Toward the night’s end, a woman at my table held up a chain of tickets and asked “Is this raffle real or part of the show?” It was the perfect summation of a winning theatrical trick that muddled actors and audience to the point that the play itself was a shifting, hard-to-pin-down animal. It wasn’t what you’d call avant garde, but it was a rare experience. The mixture of fourth-wall shifts, competitive trivia and snappy dialogue makes for a unique evening.
A locally made film short offers a warm rat-a-tat-tat of nostalgia in "End of Line,” directed by Caitlin Zera. The glimpse of Maplewood’s Jones Typewriter Co. and its proprietors, Vern Trampe and Charlie May, depicts the men in their element, swamped in typewriter guts in a kind of Sisyphean struggle to repair a massive grouping of ancient machines. The footage, captured in black and white, is a celebration of men working patiently with their hands in a medium with which a full generation has had no knowledge. One machine that a repairman gleefully tinkers with is 130 years old, he reckons. Why restore it to function? We can’t imagine, but it’s a kind of analog porn to watch him at work. The short is screened prior to the documentary Out of Print via the St. Louis International Film Festival, November 16, at Webster University’s Moore Auditorium (cinemastlouis.org).
Innovations in digital photography are the order of the day at the Philip Hitchcock Gallery, where a new exhibition teases with cryptic and abstract notes.
An Altered Reality (through November 30, phdstl.com) features the work of Linda Mueller and Emily Stremming. Mueller’s manipulated photos are collections of objects that symbolize people in her life. “HSL,” for example, gathers a clock, an axe, a Bible and other objects for a compelling assemblage that represents the predilections of someone known to Mueller, unknown to the viewer. Another image of two snakes resting atop a huge pile of cash within a briefcase references a less-than-ideal former employer, we hear. A number of the objects in the images have been digitally “bent” into impossible angles for a disturbing funhouse effect that doubles as a nod to Cubism.

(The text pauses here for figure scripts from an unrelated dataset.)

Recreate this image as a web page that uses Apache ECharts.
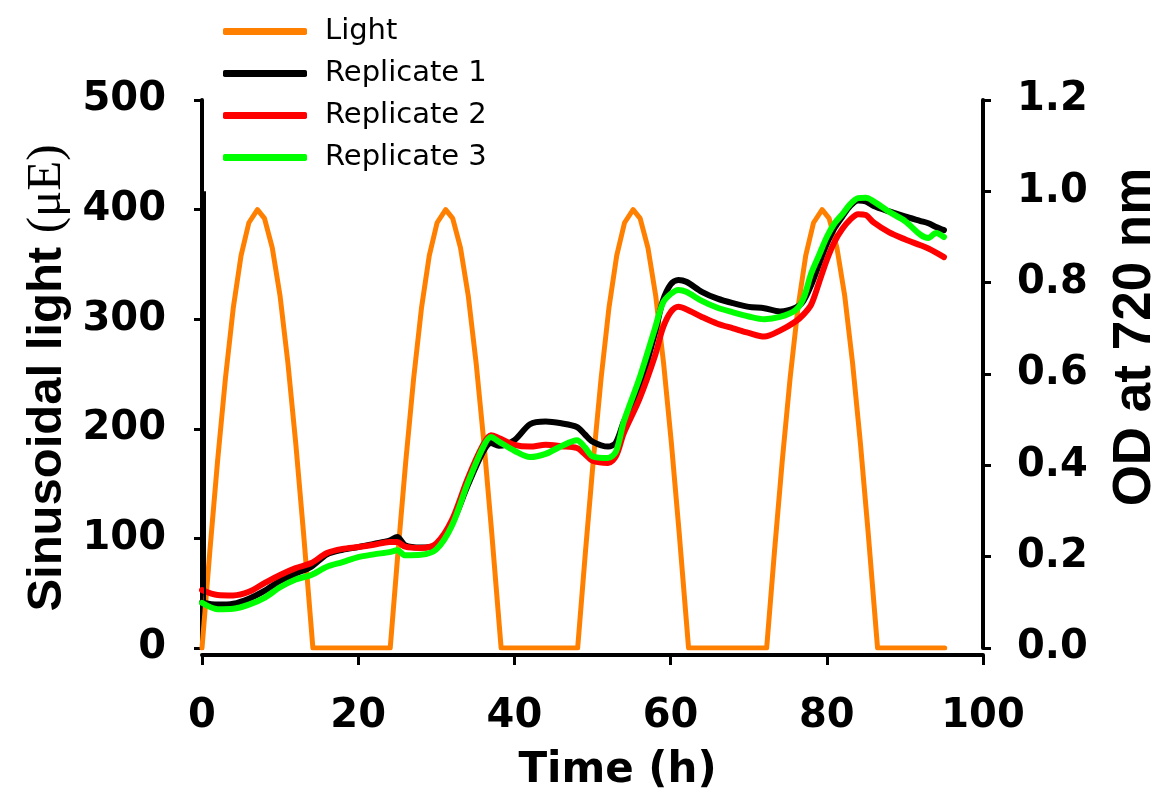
<!DOCTYPE html>
<html>
<head>
<meta charset="utf-8">
<script src="https://cdn.jsdelivr.net/npm/echarts@6/dist/echarts.min.js"></script>
<style>
html,body{margin:0;padding:0;background:#fff;overflow:hidden;}
#chart{width:1158px;height:806px;}
</style>
</head>
<body>
<div id="chart"></div>
<script>
// ---- Data ----
const seriesNames = ['Light', 'Replicate 1', 'Replicate 2', 'Replicate 3'];

// Light (µE) : time (h) and value
const lightTime = [0, 1, 2, 3, 4, 5, 6, 7.1, 8, 9, 10, 11, 12, 13, 14.2,
  24.1, 25.1, 26.1, 27.1, 28.1, 29.1, 30.1, 31.2, 32.1, 33.1, 34.1, 35.1, 36.1, 37.1, 38.3,
  48.1, 49.1, 50.1, 51.1, 52.1, 53.1, 54.1, 55.2, 56.1, 57.1, 58.1, 59.1, 60.1, 61.1, 62.3,
  72.3, 73.3, 74.3, 75.3, 76.3, 77.3, 78.3, 79.4, 80.3, 81.3, 82.3, 83.3, 84.3, 85.3, 86.5,
  95.1];
const lightValue = [0, 88, 171, 246, 310, 358, 388, 400, 392, 365, 321, 260, 187, 105, 0,
  0, 88, 171, 246, 310, 358, 388, 400, 392, 365, 321, 260, 187, 105, 0,
  0, 88, 171, 246, 310, 358, 388, 400, 392, 365, 321, 260, 187, 105, 0,
  0, 88, 171, 246, 310, 358, 388, 400, 392, 365, 321, 260, 187, 105, 0,
  0];

// OD at 720 nm : shared time grid (h)
const odTime = [0, 2, 4, 6, 8, 10, 12, 14, 16, 18, 20, 22, 24, 25, 26, 28, 30, 32, 34, 36, 37,
  38, 40, 42, 44, 46, 48, 49, 50, 52, 53, 54, 56, 58, 59, 60, 61, 62, 64, 66, 68, 70, 72,
  74, 76, 77, 78, 79, 80, 81, 82, 83, 84, 85, 86, 88, 90, 92, 93, 94, 95];
const rep1 = [0.100, 0.095, 0.097, 0.108, 0.125, 0.147, 0.163, 0.178, 0.205, 0.215, 0.221, 0.228, 0.235, 0.243, 0.225, 0.220, 0.225, 0.272, 0.355, 0.430, 0.449,
  0.443, 0.455, 0.490, 0.496, 0.492, 0.484, 0.468, 0.452, 0.441, 0.450, 0.495, 0.570, 0.690, 0.760, 0.796, 0.806, 0.802, 0.780, 0.765, 0.755, 0.747, 0.744,
  0.737, 0.745, 0.760, 0.795, 0.840, 0.885, 0.920, 0.945, 0.968, 0.980, 0.978, 0.968, 0.956, 0.945, 0.935, 0.930, 0.922, 0.915];
const rep2 = [0.127, 0.116, 0.115, 0.123, 0.142, 0.160, 0.175, 0.186, 0.208, 0.217, 0.221, 0.226, 0.232, 0.232, 0.222, 0.219, 0.229, 0.280, 0.370, 0.445, 0.466,
  0.460, 0.445, 0.441, 0.445, 0.442, 0.438, 0.425, 0.410, 0.405, 0.420, 0.470, 0.545, 0.640, 0.700, 0.735, 0.747, 0.742, 0.725, 0.710, 0.700, 0.690, 0.682,
  0.695, 0.715, 0.730, 0.752, 0.800, 0.850, 0.890, 0.918, 0.938, 0.950, 0.948, 0.932, 0.910, 0.895, 0.882, 0.875, 0.866, 0.856];
const rep3 = [0.099, 0.085, 0.086, 0.095, 0.110, 0.133, 0.150, 0.160, 0.178, 0.188, 0.199, 0.205, 0.210, 0.214, 0.203, 0.204, 0.216, 0.268, 0.360, 0.440, 0.462,
  0.452, 0.432, 0.418, 0.425, 0.442, 0.455, 0.440, 0.420, 0.416, 0.430, 0.495, 0.590, 0.700, 0.755, 0.775, 0.784, 0.780, 0.760, 0.745, 0.735, 0.726, 0.720,
  0.725, 0.740, 0.765, 0.820, 0.860, 0.900, 0.930, 0.950, 0.972, 0.985, 0.986, 0.978, 0.955, 0.935, 0.905, 0.898, 0.909, 0.900];

// Axis ticks
const xTicks = [0, 20, 40, 60, 80, 100];
const leftTicks = [0, 100, 200, 300, 400, 500];
const rightTicks = [0.0, 0.2, 0.4, 0.6, 0.8, 1.0, 1.2];

const colors = { light: '#FF8000', r1: '#000000', r2: '#FF0000', r3: '#00FF00' };

function pairs(xs, ys) { return xs.map((x, i) => [x, ys[i]]); }

const chart = echarts.init(document.getElementById('chart'), null, { renderer: 'canvas', width: 1158, height: 806 });

const labelFont = { fontFamily: 'DejaVu Sans', fontWeight: 'bold', fontSize: 40, color: '#000' };
const axisLine = { show: true, onZero: false, lineStyle: { color: '#000', width: 4, cap: 'round' } };

const option = {
  backgroundColor: '#fff',
  animation: false,
  grid: { left: 202, right: 175, top: 100, bottom: 158, containLabel: false, outerBoundsMode: 'none' },
  legend: {
    data: seriesNames,
    orient: 'vertical',
    left: 218, top: 12,
    itemWidth: 84, itemHeight: 7, itemGap: 13,
    icon: 'roundRect',
    textStyle: { fontFamily: 'DejaVu Sans', fontSize: 29, color: '#000', padding: [0, 0, 0, 13] }
  },
  xAxis: {
    type: 'value', min: xTicks[0], max: xTicks[xTicks.length - 1], interval: 20,
    offset: 7,
    axisLine: axisLine,
    axisTick: { show: true, inside: false, length: 10, lineStyle: { color: '#000', width: 3 } },
    axisLabel: Object.assign({ margin: 42 }, labelFont),
    splitLine: { show: false },
    name: 'Time (h)', nameLocation: 'middle', nameGap: 95,
    nameTextStyle: { fontFamily: 'DejaVu Sans', fontWeight: 'bold', fontSize: 42, color: '#000', padding: [0, 0, 0, 50] }
  },
  yAxis: [
    {
      type: 'value', position: 'left', min: leftTicks[0], max: leftTicks[leftTicks.length - 1], interval: 100,
      axisLine: axisLine,
      axisTick: { show: true, inside: false, length: 8, lineStyle: { color: '#000', width: 3 } },
      axisLabel: Object.assign({ margin: 36 }, labelFont),
      splitLine: { show: false },
      name: 'Sinusoidal light {s|(\u03bcE)}', nameLocation: 'middle', nameGap: 128,
      nameTextStyle: {
        fontFamily: 'Liberation Sans', fontWeight: 'bold', fontSize: 49, color: '#000', padding: [0, 8, 0, 0],
        rich: { s: { fontFamily: 'Liberation Serif', fontWeight: 'normal', fontSize: 49, color: '#000' } }
      }
    },
    {
      type: 'value', position: 'right', min: rightTicks[0], max: rightTicks[rightTicks.length - 1], interval: 0.2,
      axisLine: axisLine,
      axisTick: { show: true, inside: false, length: 8, lineStyle: { color: '#000', width: 3 } },
      axisLabel: Object.assign({ margin: 34, formatter: v => v.toFixed(1) }, labelFont),
      splitLine: { show: false },
      name: 'OD at 720 nm', nameLocation: 'middle', nameGap: 126,
      nameTextStyle: { fontFamily: 'Liberation Sans', fontWeight: 'bold', fontSize: 53, color: '#000', padding: [0, 0, 0, 74] }
    }
  ],
  series: [
    {
      name: 'Light', type: 'line', yAxisIndex: 0, data: pairs(lightTime, lightValue),
      showSymbol: false, symbol: 'none', color: colors.light,
      lineStyle: { color: colors.light, width: 5, join: 'round', cap: 'round' }, z: 2
    },
    {
      name: 'Replicate 1', type: 'line', yAxisIndex: 1, data: pairs(odTime, rep1),
      showSymbol: false, symbol: 'none', smooth: 0.3, color: colors.r1,
      lineStyle: { color: colors.r1, width: 6, join: 'round', cap: 'round' }, z: 3,
      markLine: {
        silent: true, symbol: 'none', label: { show: false },
        lineStyle: { color: '#000', width: 2, type: 'solid' },
        data: [[{ coord: [0.3, 1.0] }, { coord: [0.3, 0.1] }]]
      }
    },
    {
      name: 'Replicate 2', type: 'line', yAxisIndex: 1, data: pairs(odTime, rep2),
      showSymbol: false, symbol: 'none', smooth: 0.3, color: colors.r2,
      lineStyle: { color: colors.r2, width: 6, join: 'round', cap: 'round' }, z: 4
    },
    {
      name: 'Replicate 3', type: 'line', yAxisIndex: 1, data: pairs(odTime, rep3),
      showSymbol: false, symbol: 'none', smooth: 0.3, color: colors.r3,
      lineStyle: { color: colors.r3, width: 6, join: 'round', cap: 'round' }, z: 5
    }
  ]
};
chart.setOption(option);
</script>
</body>
</html>
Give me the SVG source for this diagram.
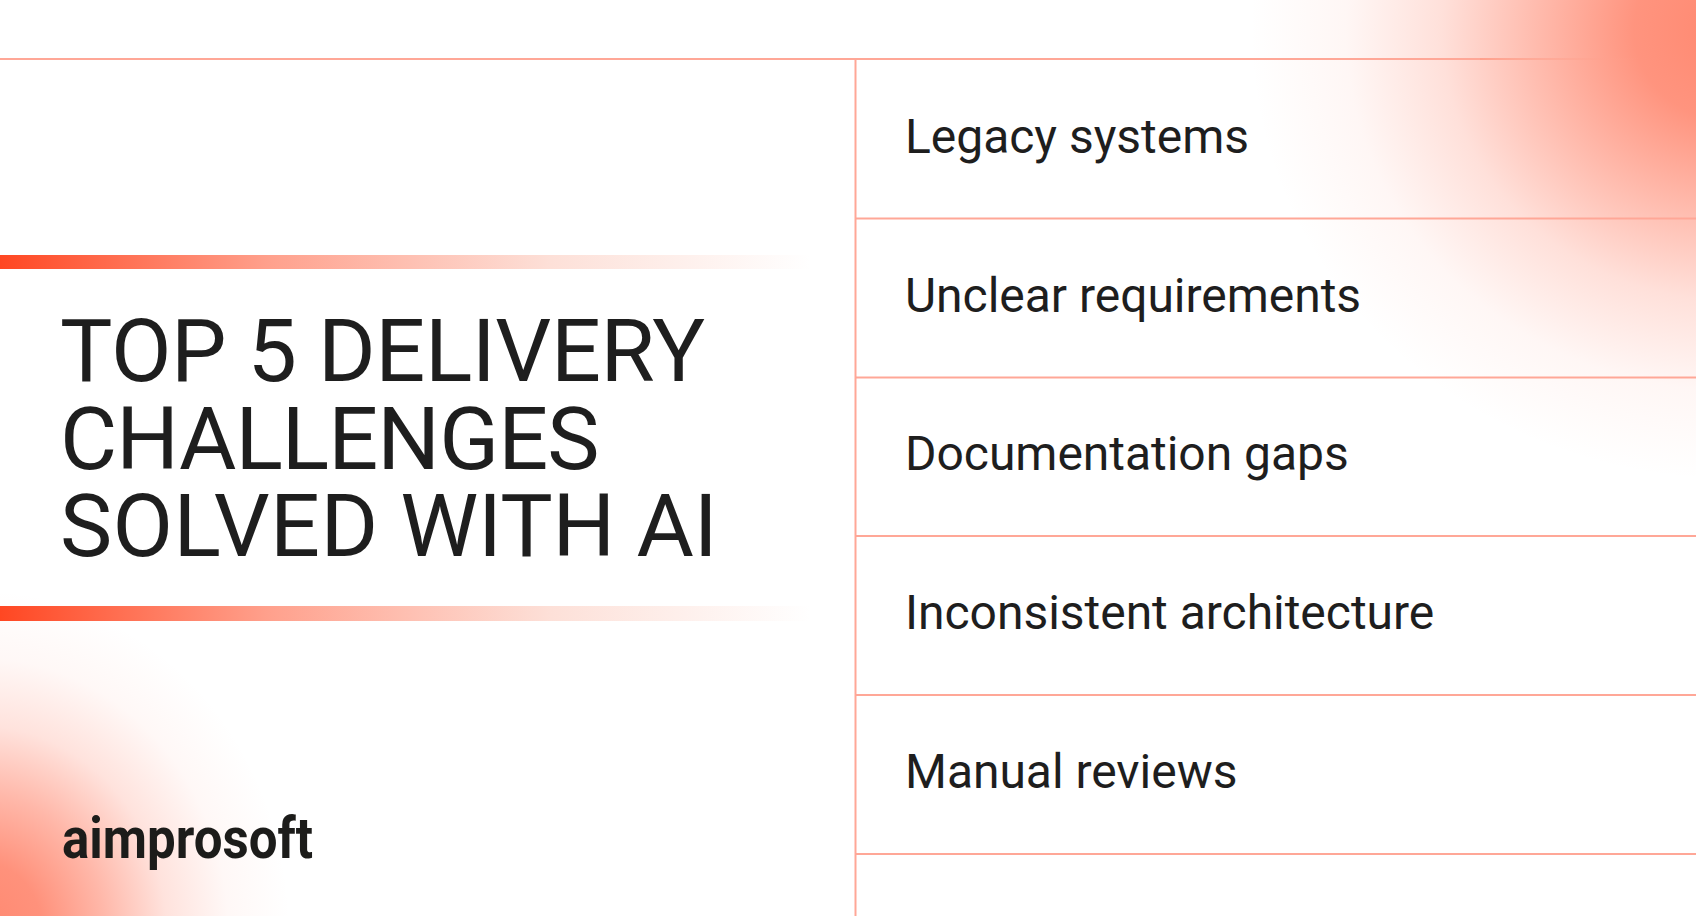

Stremming physically weaves multiple photographic prints together for a disorienting effect, making photos taken on Laclede’s Landing and at other area spots look familiar, but slightly off-kilter. Her “Powell Square” is a powerful interpretation of the Arch and the crumbling building of the title in the foreground. Some of her works manage a lyrical breakdown, where a simple visual descends into a thoughtful abstraction, thanks to the effect of the woven images.
Finally, Pat Conroy signs his latest (November15, left-bank.com) at the Ethical Society of St. Louis. The Death of Santini is a memoir that covers the thoroughly improbable—the mellowing of Conroy’s notoriously cruel father after Conroy’s mother divorced him and Conroy attained his fame. In a sick twist, the elder Conroy invited himself to the signing table at book events, where he proceeded to gladhand and backslap autograph seekers—and to sign his son Pat’s books right next to Pat’s signature. Even more chilling: the book contains images of the Conroy family in a photo section at the book’s center. The malignant father of The Great Santini is there in all his grinning evil, presiding over a brood that his depredations would launch into nervous breakdowns, suicide, schisms, endless therapy – and not a few bestsellers. The author’s message of reconciliation leaves the vicarious horrors of his novels—The Great Santini, The Lords of Discipline, The Prince of Tides, etc.—untouched. Conroy will always remain the male version of Christina Crawford, offering up a “Daddy Dearest” for the ages in nearly every bit of his fiction and non-fiction alike.